The Battle of Omdurman was fought in Sudan in 1898. In a ferocious clash, the British force (of which some two-thirds were in fact Egyptian and Sudanese) led by General Kitchener destroyed a Dervish army while taking only light casualties themselves. The Islamist-nationalist rebellion which had defeated all opposition through the 1880s was brought to a bloody end. Kitchener was welcomed back to Britain as a hero.

This telescoping pencil was made to commemorate the battle; it is made from a real .303 rifle cartridge, but the "bullet" portion is hollow silver. The quality of manufacture is excellent, and while the pencil bears the name of Mappin Brothers as retailers, it is probable that Sampson Mordan & Co. were the actual makers. Contemporary notices confirm that the cartridge case is itself a battlefield relic; the headstamps are for a Woolwich-made Mark IV Ball cartridge, a hollow-point round introduced shortly before Omdurman and pulled from service not long thereafter. Mappin Brothers advertised that 10% of the sales price of these pencils would go to benefit the Gordon Memorial College at Khartoum.

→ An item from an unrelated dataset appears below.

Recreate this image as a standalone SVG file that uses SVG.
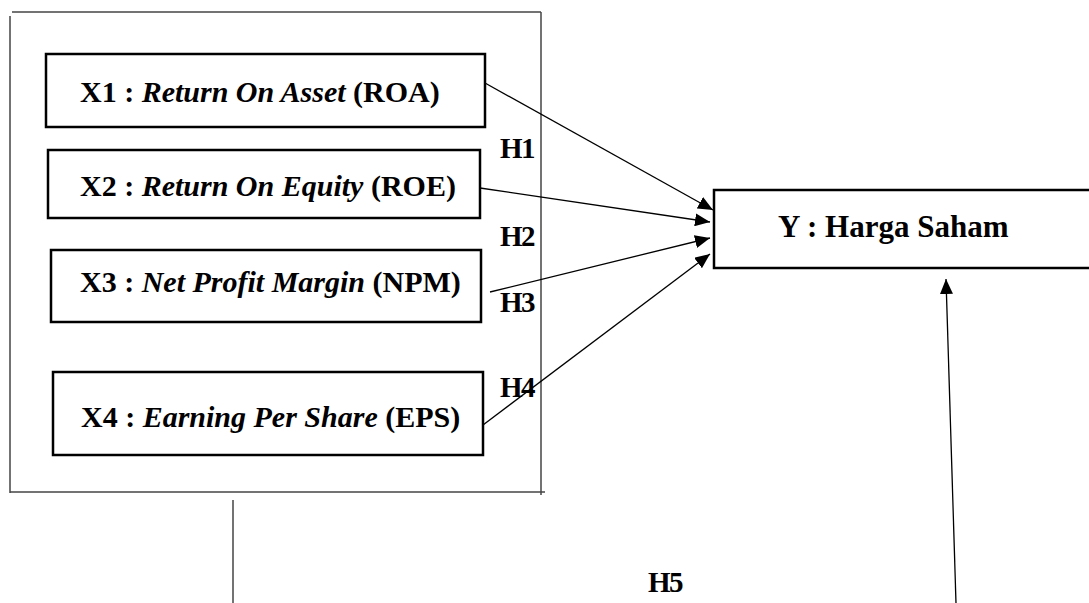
<svg xmlns="http://www.w3.org/2000/svg" width="1089" height="603" viewBox="0 0 1089 603">
  <style>
    .frame { fill: none; stroke: #444; stroke-width: 1.5; }
    .box { fill: #fff; stroke: #000; stroke-width: 2.5; }
    .label { font-family: "Liberation Serif", "Times New Roman", serif; font-size: 30px; font-weight: bold; fill: #000; }
    .label .it { font-style: italic; }
    .big { font-size: 31px; }
    .hyp { font-family: "Liberation Serif", "Times New Roman", serif; font-size: 29px; font-weight: bold; fill: #000; letter-spacing: -1.5px; }
    .link { fill: none; stroke: #000; stroke-width: 1.3; }
    .plain { fill: none; stroke: #444; stroke-width: 1.5; }
  </style>
  <defs>
    <marker id="head" viewBox="0 0 15 13" refX="15" refY="6.5" markerWidth="15" markerHeight="13" markerUnits="userSpaceOnUse" orient="auto">
      <path d="M0,0 L15,6.5 L0,13 Z" fill="#000"/>
    </marker>
  </defs>

  <rect width="1089" height="603" fill="#fff"/>

  <!-- Frame grouping the independent variables -->
  <g id="frame">
    <line class="frame" x1="12" y1="12" x2="541" y2="12"/>
    <line class="frame" x1="10" y1="16" x2="10" y2="493"/>
    <line class="frame" x1="541" y1="12" x2="541" y2="495"/>
    <line class="frame" x1="10" y1="492" x2="545" y2="492"/>
  </g>

  <g id="x1">
    <rect class="box" x="46" y="54" width="439" height="73"/>
    <text class="label" x="80" y="102">X1 : <tspan class="it">Return On Asset</tspan> (ROA)</text>
  </g>
  <g id="x2">
    <rect class="box" x="48" y="150" width="432" height="68"/>
    <text class="label" x="80" y="196">X2 : <tspan class="it">Return On Equity</tspan> (ROE)</text>
  </g>
  <g id="x3">
    <rect class="box" x="51" y="250" width="430" height="72"/>
    <text class="label" x="80" y="292">X3 : <tspan class="it">Net Profit Margin</tspan> (NPM)</text>
  </g>
  <g id="x4">
    <rect class="box" x="53" y="372" width="430" height="83"/>
    <text class="label" x="81" y="427">X4 : <tspan class="it">Earning Per Share</tspan> (EPS)</text>
  </g>

  <g id="y">
    <rect class="box" x="714" y="190" width="385" height="78"/>
    <text class="label big" x="778" y="237">Y : Harga Saham</text>
  </g>

  <g id="connectors">
    <line class="link" x1="485" y1="83" x2="713" y2="210" marker-end="url(#head)"/>
    <line class="link" x1="480" y1="188" x2="710" y2="222" marker-end="url(#head)"/>
    <line class="link" x1="490" y1="292" x2="710" y2="238" marker-end="url(#head)"/>
    <line class="link" x1="483" y1="425" x2="710" y2="254" marker-end="url(#head)"/>
    <line class="plain" x1="233" y1="500" x2="233" y2="603"/>
    <line class="link" x1="956" y1="603" x2="946" y2="279" marker-end="url(#head)"/>
  </g>

  <g id="hypotheses">
    <text class="hyp" x="500" y="158">H1</text>
    <text class="hyp" x="500" y="246">H2</text>
    <text class="hyp" x="500" y="312">H3</text>
    <text class="hyp" x="500" y="397">H4</text>
    <text class="hyp" x="648" y="592">H5</text>
  </g>
</svg>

One side of the brass cartridge is engraved "OMDURMAN". The other bears the slogan, "Remember Gordon".
General Charles George "Chinese" Gordon was governor-general in Sudan in the late 1870s, where he took an active role in suppressing the slave trade. Shortly after he returned to England in 1880, Britain's hold on Sudan was imperiled by a rebellion led by Muhammed Ahmad, who had declared himself al-Mahdi ("the messiah"). Gordon was recalled to service in 1884 and charged with evacuating Britons and Egyptians from Khartoum, but the city came under siege soon thereafter. The city fell in January of 1885, two days before the British relief force arrived; Gordon was slain, his head paraded on a pike.

The Mahdi did not long outlive Gordon. His tomb was for a time a site of pilgrimage for his followers; after the British victory at Omdurman, the tomb was destroyed and its contents thrown in the Nile.